++++ Collected material

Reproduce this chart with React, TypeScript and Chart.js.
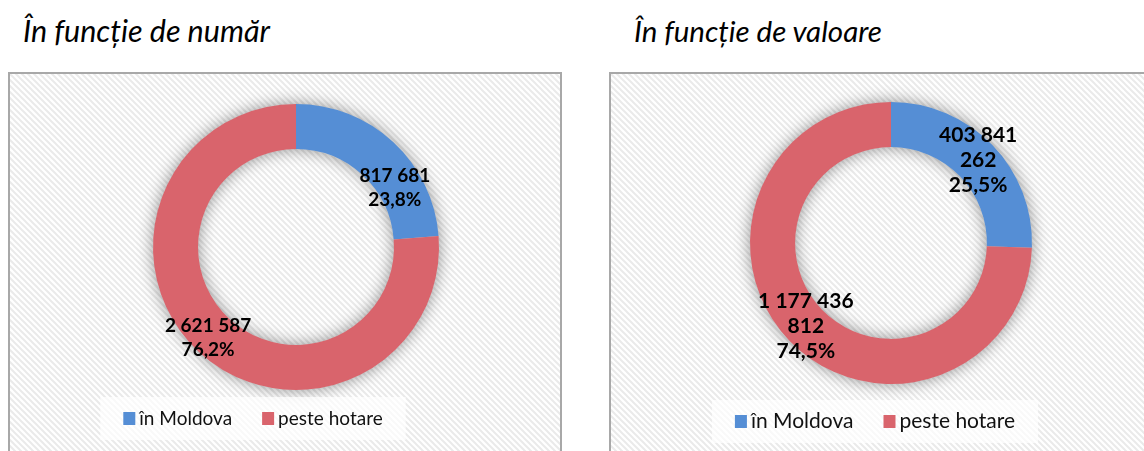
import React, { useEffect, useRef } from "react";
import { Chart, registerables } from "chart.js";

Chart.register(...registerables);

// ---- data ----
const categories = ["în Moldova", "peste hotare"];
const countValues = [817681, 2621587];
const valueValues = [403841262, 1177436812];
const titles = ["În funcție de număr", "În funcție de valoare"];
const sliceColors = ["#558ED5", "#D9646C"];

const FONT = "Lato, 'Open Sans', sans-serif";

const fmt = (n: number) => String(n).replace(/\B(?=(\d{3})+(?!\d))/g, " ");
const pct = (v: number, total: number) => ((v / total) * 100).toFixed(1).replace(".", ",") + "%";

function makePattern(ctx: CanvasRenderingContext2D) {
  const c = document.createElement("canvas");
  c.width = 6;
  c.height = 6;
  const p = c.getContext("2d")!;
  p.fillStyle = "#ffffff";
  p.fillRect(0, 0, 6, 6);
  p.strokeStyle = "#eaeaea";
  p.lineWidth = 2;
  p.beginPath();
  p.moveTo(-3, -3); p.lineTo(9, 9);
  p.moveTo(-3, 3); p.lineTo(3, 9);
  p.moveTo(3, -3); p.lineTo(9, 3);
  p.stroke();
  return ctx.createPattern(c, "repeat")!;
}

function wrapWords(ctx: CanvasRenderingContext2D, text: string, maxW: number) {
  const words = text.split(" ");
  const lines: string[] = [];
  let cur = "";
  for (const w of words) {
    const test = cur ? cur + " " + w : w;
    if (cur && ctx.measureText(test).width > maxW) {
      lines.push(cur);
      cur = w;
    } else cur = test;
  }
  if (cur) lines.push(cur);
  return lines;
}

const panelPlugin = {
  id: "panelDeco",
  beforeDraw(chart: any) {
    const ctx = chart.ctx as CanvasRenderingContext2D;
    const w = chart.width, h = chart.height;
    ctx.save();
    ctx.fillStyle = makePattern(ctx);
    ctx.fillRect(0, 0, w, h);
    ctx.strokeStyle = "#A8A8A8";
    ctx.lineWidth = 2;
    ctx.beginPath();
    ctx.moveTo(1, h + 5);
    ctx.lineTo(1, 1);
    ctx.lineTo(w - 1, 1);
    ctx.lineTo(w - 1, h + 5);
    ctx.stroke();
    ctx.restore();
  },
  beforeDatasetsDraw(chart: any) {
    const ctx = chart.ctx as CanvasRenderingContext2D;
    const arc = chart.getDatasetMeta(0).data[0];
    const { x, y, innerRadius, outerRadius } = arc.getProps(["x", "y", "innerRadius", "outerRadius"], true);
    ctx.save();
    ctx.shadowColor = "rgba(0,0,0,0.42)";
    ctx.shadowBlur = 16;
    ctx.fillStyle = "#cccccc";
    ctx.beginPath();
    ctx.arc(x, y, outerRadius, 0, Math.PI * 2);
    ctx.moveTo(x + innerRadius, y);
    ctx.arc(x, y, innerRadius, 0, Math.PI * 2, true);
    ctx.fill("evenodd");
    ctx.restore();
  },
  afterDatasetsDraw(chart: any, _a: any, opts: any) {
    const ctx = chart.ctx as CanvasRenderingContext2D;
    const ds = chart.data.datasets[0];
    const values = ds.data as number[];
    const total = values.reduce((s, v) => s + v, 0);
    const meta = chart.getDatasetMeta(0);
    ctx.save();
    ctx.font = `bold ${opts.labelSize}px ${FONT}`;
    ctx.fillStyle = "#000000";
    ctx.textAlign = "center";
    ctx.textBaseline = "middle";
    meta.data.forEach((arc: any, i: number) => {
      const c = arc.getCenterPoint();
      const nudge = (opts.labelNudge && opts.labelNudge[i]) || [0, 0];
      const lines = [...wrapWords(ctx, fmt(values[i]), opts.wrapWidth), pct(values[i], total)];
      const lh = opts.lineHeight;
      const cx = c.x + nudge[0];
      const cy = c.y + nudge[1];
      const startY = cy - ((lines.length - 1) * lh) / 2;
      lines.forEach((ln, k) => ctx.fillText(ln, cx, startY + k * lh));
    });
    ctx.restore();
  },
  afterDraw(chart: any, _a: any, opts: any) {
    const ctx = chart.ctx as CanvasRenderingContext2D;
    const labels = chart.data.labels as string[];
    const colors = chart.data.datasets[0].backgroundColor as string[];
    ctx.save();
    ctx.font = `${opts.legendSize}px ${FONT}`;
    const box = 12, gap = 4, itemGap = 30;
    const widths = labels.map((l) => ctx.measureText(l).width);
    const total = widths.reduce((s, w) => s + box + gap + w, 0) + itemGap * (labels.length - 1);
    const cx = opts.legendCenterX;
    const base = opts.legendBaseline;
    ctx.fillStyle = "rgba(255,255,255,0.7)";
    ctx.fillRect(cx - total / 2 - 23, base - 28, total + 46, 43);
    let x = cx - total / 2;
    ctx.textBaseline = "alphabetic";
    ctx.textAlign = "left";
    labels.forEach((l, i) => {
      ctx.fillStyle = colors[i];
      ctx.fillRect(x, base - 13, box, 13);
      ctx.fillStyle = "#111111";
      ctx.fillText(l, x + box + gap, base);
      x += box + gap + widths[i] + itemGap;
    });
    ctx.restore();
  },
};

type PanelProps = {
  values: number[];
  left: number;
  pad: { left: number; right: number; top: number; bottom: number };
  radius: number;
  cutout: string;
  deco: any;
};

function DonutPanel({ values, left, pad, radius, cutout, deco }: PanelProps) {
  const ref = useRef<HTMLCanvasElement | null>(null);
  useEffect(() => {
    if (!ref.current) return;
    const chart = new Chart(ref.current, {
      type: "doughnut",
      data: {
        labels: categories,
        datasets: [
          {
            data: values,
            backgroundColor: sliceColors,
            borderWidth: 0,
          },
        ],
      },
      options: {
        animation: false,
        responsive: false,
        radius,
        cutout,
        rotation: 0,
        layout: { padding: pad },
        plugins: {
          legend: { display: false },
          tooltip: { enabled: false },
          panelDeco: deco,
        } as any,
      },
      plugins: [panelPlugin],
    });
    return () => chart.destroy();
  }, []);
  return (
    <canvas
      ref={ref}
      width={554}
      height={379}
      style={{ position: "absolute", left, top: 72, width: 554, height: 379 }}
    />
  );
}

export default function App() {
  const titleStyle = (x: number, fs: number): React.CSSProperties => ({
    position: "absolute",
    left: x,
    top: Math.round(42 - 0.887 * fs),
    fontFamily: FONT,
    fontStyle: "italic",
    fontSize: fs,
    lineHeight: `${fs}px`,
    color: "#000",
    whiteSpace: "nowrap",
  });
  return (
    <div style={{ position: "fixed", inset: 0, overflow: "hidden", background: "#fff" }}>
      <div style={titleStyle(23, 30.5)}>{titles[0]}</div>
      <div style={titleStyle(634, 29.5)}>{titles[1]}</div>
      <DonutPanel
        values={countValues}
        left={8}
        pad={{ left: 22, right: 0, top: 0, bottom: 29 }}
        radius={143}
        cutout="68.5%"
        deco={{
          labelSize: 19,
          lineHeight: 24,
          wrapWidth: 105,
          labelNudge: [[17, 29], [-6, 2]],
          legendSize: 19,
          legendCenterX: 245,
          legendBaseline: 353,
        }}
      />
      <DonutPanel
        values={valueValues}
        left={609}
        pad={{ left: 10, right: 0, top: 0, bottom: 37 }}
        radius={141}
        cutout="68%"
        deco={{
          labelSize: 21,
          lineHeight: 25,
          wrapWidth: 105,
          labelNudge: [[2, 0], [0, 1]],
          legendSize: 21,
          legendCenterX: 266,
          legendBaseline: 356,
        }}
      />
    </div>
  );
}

++++++++

Exercise task
Output an exact copy of the material, with the pictures removed.

Answer below
Reproduce this chart with React, TypeScript and Chart.js.
import React, { useEffect, useRef } from "react";
import { Chart, registerables } from "chart.js";

Chart.register(...registerables);

// ---- data ----
const categories = ["în Moldova", "peste hotare"];
const countValues = [817681, 2621587];
const valueValues = [403841262, 1177436812];
const titles = ["În funcție de număr", "În funcție de valoare"];
const sliceColors = ["#558ED5", "#D9646C"];

const FONT = "Lato, 'Open Sans', sans-serif";

const fmt = (n: number) => String(n).replace(/\B(?=(\d{3})+(?!\d))/g, " ");
const pct = (v: number, total: number) => ((v / total) * 100).toFixed(1).replace(".", ",") + "%";

function makePattern(ctx: CanvasRenderingContext2D) {
  const c = document.createElement("canvas");
  c.width = 6;
  c.height = 6;
  const p = c.getContext("2d")!;
  p.fillStyle = "#ffffff";
  p.fillRect(0, 0, 6, 6);
  p.strokeStyle = "#eaeaea";
  p.lineWidth = 2;
  p.beginPath();
  p.moveTo(-3, -3); p.lineTo(9, 9);
  p.moveTo(-3, 3); p.lineTo(3, 9);
  p.moveTo(3, -3); p.lineTo(9, 3);
  p.stroke();
  return ctx.createPattern(c, "repeat")!;
}

function wrapWords(ctx: CanvasRenderingContext2D, text: string, maxW: number) {
  const words = text.split(" ");
  const lines: string[] = [];
  let cur = "";
  for (const w of words) {
    const test = cur ? cur + " " + w : w;
    if (cur && ctx.measureText(test).width > maxW) {
      lines.push(cur);
      cur = w;
    } else cur = test;
  }
  if (cur) lines.push(cur);
  return lines;
}

const panelPlugin = {
  id: "panelDeco",
  beforeDraw(chart: any) {
    const ctx = chart.ctx as CanvasRenderingContext2D;
    const w = chart.width, h = chart.height;
    ctx.save();
    ctx.fillStyle = makePattern(ctx);
    ctx.fillRect(0, 0, w, h);
    ctx.strokeStyle = "#A8A8A8";
    ctx.lineWidth = 2;
    ctx.beginPath();
    ctx.moveTo(1, h + 5);
    ctx.lineTo(1, 1);
    ctx.lineTo(w - 1, 1);
    ctx.lineTo(w - 1, h + 5);
    ctx.stroke();
    ctx.restore();
  },
  beforeDatasetsDraw(chart: any) {
    const ctx = chart.ctx as CanvasRenderingContext2D;
    const arc = chart.getDatasetMeta(0).data[0];
    const { x, y, innerRadius, outerRadius } = arc.getProps(["x", "y", "innerRadius", "outerRadius"], true);
    ctx.save();
    ctx.shadowColor = "rgba(0,0,0,0.42)";
    ctx.shadowBlur = 16;
    ctx.fillStyle = "#cccccc";
    ctx.beginPath();
    ctx.arc(x, y, outerRadius, 0, Math.PI * 2);
    ctx.moveTo(x + innerRadius, y);
    ctx.arc(x, y, innerRadius, 0, Math.PI * 2, true);
    ctx.fill("evenodd");
    ctx.restore();
  },
  afterDatasetsDraw(chart: any, _a: any, opts: any) {
    const ctx = chart.ctx as CanvasRenderingContext2D;
    const ds = chart.data.datasets[0];
    const values = ds.data as number[];
    const total = values.reduce((s, v) => s + v, 0);
    const meta = chart.getDatasetMeta(0);
    ctx.save();
    ctx.font = `bold ${opts.labelSize}px ${FONT}`;
    ctx.fillStyle = "#000000";
    ctx.textAlign = "center";
    ctx.textBaseline = "middle";
    meta.data.forEach((arc: any, i: number) => {
      const c = arc.getCenterPoint();
      const nudge = (opts.labelNudge && opts.labelNudge[i]) || [0, 0];
      const lines = [...wrapWords(ctx, fmt(values[i]), opts.wrapWidth), pct(values[i], total)];
      const lh = opts.lineHeight;
      const cx = c.x + nudge[0];
      const cy = c.y + nudge[1];
      const startY = cy - ((lines.length - 1) * lh) / 2;
      lines.forEach((ln, k) => ctx.fillText(ln, cx, startY + k * lh));
    });
    ctx.restore();
  },
  afterDraw(chart: any, _a: any, opts: any) {
    const ctx = chart.ctx as CanvasRenderingContext2D;
    const labels = chart.data.labels as string[];
    const colors = chart.data.datasets[0].backgroundColor as string[];
    ctx.save();
    ctx.font = `${opts.legendSize}px ${FONT}`;
    const box = 12, gap = 4, itemGap = 30;
    const widths = labels.map((l) => ctx.measureText(l).width);
    const total = widths.reduce((s, w) => s + box + gap + w, 0) + itemGap * (labels.length - 1);
    const cx = opts.legendCenterX;
    const base = opts.legendBaseline;
    ctx.fillStyle = "rgba(255,255,255,0.7)";
    ctx.fillRect(cx - total / 2 - 23, base - 28, total + 46, 43);
    let x = cx - total / 2;
    ctx.textBaseline = "alphabetic";
    ctx.textAlign = "left";
    labels.forEach((l, i) => {
      ctx.fillStyle = colors[i];
      ctx.fillRect(x, base - 13, box, 13);
      ctx.fillStyle = "#111111";
      ctx.fillText(l, x + box + gap, base);
      x += box + gap + widths[i] + itemGap;
    });
    ctx.restore();
  },
};

type PanelProps = {
  values: number[];
  left: number;
  pad: { left: number; right: number; top: number; bottom: number };
  radius: number;
  cutout: string;
  deco: any;
};

function DonutPanel({ values, left, pad, radius, cutout, deco }: PanelProps) {
  const ref = useRef<HTMLCanvasElement | null>(null);
  useEffect(() => {
    if (!ref.current) return;
    const chart = new Chart(ref.current, {
      type: "doughnut",
      data: {
        labels: categories,
        datasets: [
          {
            data: values,
            backgroundColor: sliceColors,
            borderWidth: 0,
          },
        ],
      },
      options: {
        animation: false,
        responsive: false,
        radius,
        cutout,
        rotation: 0,
        layout: { padding: pad },
        plugins: {
          legend: { display: false },
          tooltip: { enabled: false },
          panelDeco: deco,
        } as any,
      },
      plugins: [panelPlugin],
    });
    return () => chart.destroy();
  }, []);
  return (
    <canvas
      ref={ref}
      width={554}
      height={379}
      style={{ position: "absolute", left, top: 72, width: 554, height: 379 }}
    />
  );
}

export default function App() {
  const titleStyle = (x: number, fs: number): React.CSSProperties => ({
    position: "absolute",
    left: x,
    top: Math.round(42 - 0.887 * fs),
    fontFamily: FONT,
    fontStyle: "italic",
    fontSize: fs,
    lineHeight: `${fs}px`,
    color: "#000",
    whiteSpace: "nowrap",
  });
  return (
    <div style={{ position: "fixed", inset: 0, overflow: "hidden", background: "#fff" }}>
      <div style={titleStyle(23, 30.5)}>{titles[0]}</div>
      <div style={titleStyle(634, 29.5)}>{titles[1]}</div>
      <DonutPanel
        values={countValues}
        left={8}
        pad={{ left: 22, right: 0, top: 0, bottom: 29 }}
        radius={143}
        cutout="68.5%"
        deco={{
          labelSize: 19,
          lineHeight: 24,
          wrapWidth: 105,
          labelNudge: [[17, 29], [-6, 2]],
          legendSize: 19,
          legendCenterX: 245,
          legendBaseline: 353,
        }}
      />
      <DonutPanel
        values={valueValues}
        left={609}
        pad={{ left: 10, right: 0, top: 0, bottom: 37 }}
        radius={141}
        cutout="68%"
        deco={{
          labelSize: 21,
          lineHeight: 25,
          wrapWidth: 105,
          labelNudge: [[2, 0], [0, 1]],
          legendSize: 21,
          legendCenterX: 266,
          legendBaseline: 356,
        }}
      />
    </div>
  );
}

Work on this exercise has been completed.